Ahli Hukum Sebut Dakwaan Ahok Tidak Tepat dan Prematur
jpnn.com, JAKARTA - Ahli hukum pidana dari Universitas Udayana Denpasar, I Gusti Ketut Ariawan menilai surat dakwaan terhadap Basuki Tjahaja Purnama dalam perkara penodaan agama kurang tepat dan bersifat prematur. Gusti menyatakan hal itu saat menjadi ahli pada persidangan atas Ahok -panggilan Basuki- pada sidang lanjutan di Auditorium Kementerian Pertanian, Rabu (29/3).
Gusti menguraikan, dua pasal yang didakwakan kepada Ahok tidak tepat karena tidak mengandung substansi kasus penodaan agama.
"Ada dua pasal alternatif yang dikenakan. Pertama pasal 156 (KUHP, red) jelas-jelas kasus penodaan hanya ditujukan bagi golongan dan bukan soal agama," ujar Gusti.
Berikutnya, pada dakwaan alternatif yang menggunakan pasal 156a KUHP pun dinilai tak mengenai substansi. Gusti menilai pasal 156a KUHP secara historis digunakan untuk menghindari perpecahan.
"Pasal itu untuk menghindari hadirnya kepercayaan-kepercayaan baru di Indonesia pada masa itu. Jadi dakwaannya tidak jelas dan tak dapat diterima," terangnya.

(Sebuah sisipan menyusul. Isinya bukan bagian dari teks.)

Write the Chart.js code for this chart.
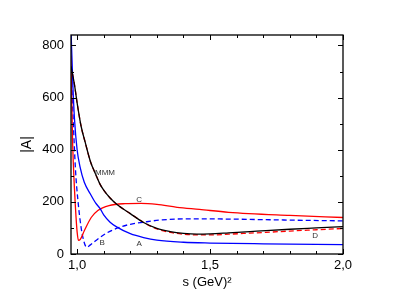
<!DOCTYPE html>
<html>
<head>
<meta charset="utf-8">
<script src="https://cdn.jsdelivr.net/npm/chart.js@4.4.1/dist/chart.umd.min.js"></script>
<style>
  html, body { margin: 0; padding: 0; background: #fff; }
  canvas { display: block; }
</style>
</head>
<body>
<canvas id="chart" width="399" height="305"></canvas>
<script>
// values, s in GeV^2, |A|
const sMMM = [0.977, 0.99, 1.0, 1.015, 1.03, 1.05, 1.07, 1.085, 1.1, 1.124, 1.15, 1.2, 1.25, 1.3, 1.35, 1.4, 1.45, 1.5, 1.57, 1.65, 1.71, 1.8, 1.9, 2.0];
const vMMM = [720, 650, 580, 490, 430, 355, 305, 270, 245, 215, 190, 155, 121, 98, 86, 79, 76, 77, 81, 86, 90, 95, 100, 105];

const sD = [0.977, 0.99, 1.0, 1.015, 1.03, 1.05, 1.07, 1.085, 1.1, 1.124, 1.15, 1.2, 1.25, 1.3, 1.35, 1.4, 1.45, 1.5, 1.57, 1.65, 1.71, 1.8, 1.9, 2.0];
const vD = [720, 650, 580, 490, 430, 355, 305, 270, 245, 215, 190, 155, 121, 96, 83, 76, 73, 73, 76, 80, 83, 88, 93, 98];

const sA = [0.977, 0.984, 0.99, 1.0, 1.011, 1.027, 1.05, 1.07, 1.086, 1.1, 1.124, 1.15, 1.2, 1.25, 1.3, 1.4, 1.5, 1.7, 2.0];
const vA = [860, 650, 520, 400, 334, 275, 230, 195, 175, 150, 122, 103, 78, 63, 53, 45, 42, 39, 36];

const sB = [0.977, 0.985, 0.994, 1.003, 1.015, 1.025, 1.036, 1.05, 1.071, 1.109, 1.158, 1.2, 1.25, 1.32, 1.44, 1.57, 1.8, 2.0];
const vB = [720, 520, 321, 206, 102, 50, 26, 35, 52, 79, 102, 114, 122, 131, 135, 134, 130, 127];

const sC = [0.977, 0.98, 0.983, 0.99, 0.996, 1.0, 1.005, 1.012, 1.027, 1.053, 1.078, 1.12, 1.18, 1.24, 1.3, 1.376, 1.46, 1.57, 1.8, 2.0];
const vC = [760, 580, 430, 250, 140, 85, 52, 56, 89, 140, 167, 186, 193, 194, 190, 179, 171, 160, 148, 140];

const xTicks = [1.0, 1.5, 2.0];
const yTicks = [0, 200, 400, 600, 800];

// curve names placed next to the lines: [text, s, |A|]
const curveLabels = [
  ['MMM', 1.105, 313],
  ['C', 1.233, 206],
  ['B', 1.094, 44],
  ['A', 1.233, 40],
  ['D', 1.895, 71]
];

const FONT = '"Liberation Sans", Arial, Helvetica, sans-serif';

function pts(xs, ys) {
  return xs.map((x, i) => ({ x: x, y: ys[i] }));
}

function line(data, color, dash) {
  return {
    data: data,
    borderColor: color,
    borderWidth: 1.3,
    borderDash: dash || [],
    pointRadius: 0,
    fill: false,
    cubicInterpolationMode: 'monotone'
  };
}

// box with inward ticks on all sides + curve labels
const framePlugin = {
  id: 'frame',
  afterDatasetsDraw(chart) {
    const ctx = chart.ctx;
    const a = chart.chartArea;
    const xs = chart.scales.x, ys = chart.scales.y;
    ctx.save();
    ctx.strokeStyle = '#000';
    ctx.lineWidth = 1.3;
    ctx.strokeRect(a.left, a.top, a.right - a.left, a.bottom - a.top);
    ctx.lineWidth = 1;
    ctx.beginPath();
    for (let i = 10; i <= 20; i++) {
      const px = Math.round(xs.getPixelForValue(i / 10)) + 0.5;
      const len = (i % 5 === 0) ? 5 : 3;
      ctx.moveTo(px, a.bottom); ctx.lineTo(px, a.bottom - len);
      ctx.moveTo(px, a.top); ctx.lineTo(px, a.top + len);
    }
    for (let v = 0; v <= 800; v += 100) {
      const py = Math.round(ys.getPixelForValue(v)) + 0.5;
      const len = (v % 200 === 0) ? 5 : 3;
      ctx.moveTo(a.left, py); ctx.lineTo(a.left + len, py);
      ctx.moveTo(a.right, py); ctx.lineTo(a.right - len, py);
    }
    ctx.stroke();

    ctx.fillStyle = '#333';
    ctx.font = '8px ' + FONT;
    ctx.textAlign = 'center';
    ctx.textBaseline = 'middle';
    curveLabels.forEach(l => {
      ctx.fillText(l[0], xs.getPixelForValue(l[1]), ys.getPixelForValue(l[2]));
    });
    ctx.restore();
  }
};

new Chart(document.getElementById('chart'), {
  type: 'line',
  data: {
    datasets: [
      line(pts(sMMM, vMMM), '#000000'),
      line(pts(sA, vA), '#0000ff'),
      line(pts(sC, vC), '#ff0000'),
      line(pts(sB, vB), '#0000ff', [5, 3]),
      line(pts(sD, vD), '#ff0000', [5, 3])
    ]
  },
  options: {
    responsive: false,
    animation: false,
    events: [],
    layout: { padding: { left: 0, right: 56, top: 35, bottom: 12 } },
    plugins: { legend: { display: false }, tooltip: { enabled: false } },
    scales: {
      x: {
        type: 'linear',
        min: 0.977,
        max: 2.0,
        grid: { display: false, drawTicks: false },
        border: { display: false },
        afterBuildTicks(scale) { scale.ticks = xTicks.map(v => ({ value: v })); },
        afterFit(scale) { scale.height = 305 - 254 - 12; },
        ticks: {
          color: '#000',
          padding: 4,
          maxRotation: 0,
          font: { family: FONT, size: 13 },
          callback: v => v.toFixed(1).replace('.', ',')
        },
        title: {
          display: true,
          text: 's (GeV)²',
          color: '#000',
          padding: { top: 0, bottom: 3 },
          font: { family: FONT, size: 13 }
        }
      },
      y: {
        type: 'linear',
        min: 0,
        max: 840,
        grid: { display: false, drawTicks: false },
        border: { display: false },
        afterBuildTicks(scale) { scale.ticks = yTicks.map(v => ({ value: v })); },
        afterFit(scale) { scale.width = 71; },
        ticks: {
          color: '#000',
          padding: 7,
          font: { family: FONT, size: 13 }
        },
        title: {
          display: true,
          text: '|A|',
          color: '#000',
          padding: { top: 19, bottom: 0 },
          font: { family: FONT, size: 14 }
        }
      }
    }
  },
  plugins: [framePlugin]
});
</script>
</body>
</html>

Sedangkan soal dakwaan prematur, Gusti mengatakan, mestinya ada tindakan preventif pemerintah. Menurutnya, Ahok bisa dijerat dengan Undang-undang (UU) Nomor 1 PNPS tahun 1995 tentang Pencegahan Penyalahgunaan dan/atau Penodaan Agama.
UU itu mengamanatkan pejabat publik hendaknya mendapat teguran terlebih dahulu ketika tersandung masalah tindak pidana. "Harusnya diselesaikan dengan ketentuan prosedur yang ada. Tapi ini tidak, langsung pakai hukum," sesalnya.
Untuk diketahui, Ahok didakwa menodai agama karena pidatonya di Kepulauan Seribu menyinggung Surah Almaidah ayat 51. Jaksa penuntut umum (JPU) mendakwa Ahok dengan dakwaan alternatif antara Pasal 156 a KUHP atau Pasal 156 KUHP. (uya/JPG)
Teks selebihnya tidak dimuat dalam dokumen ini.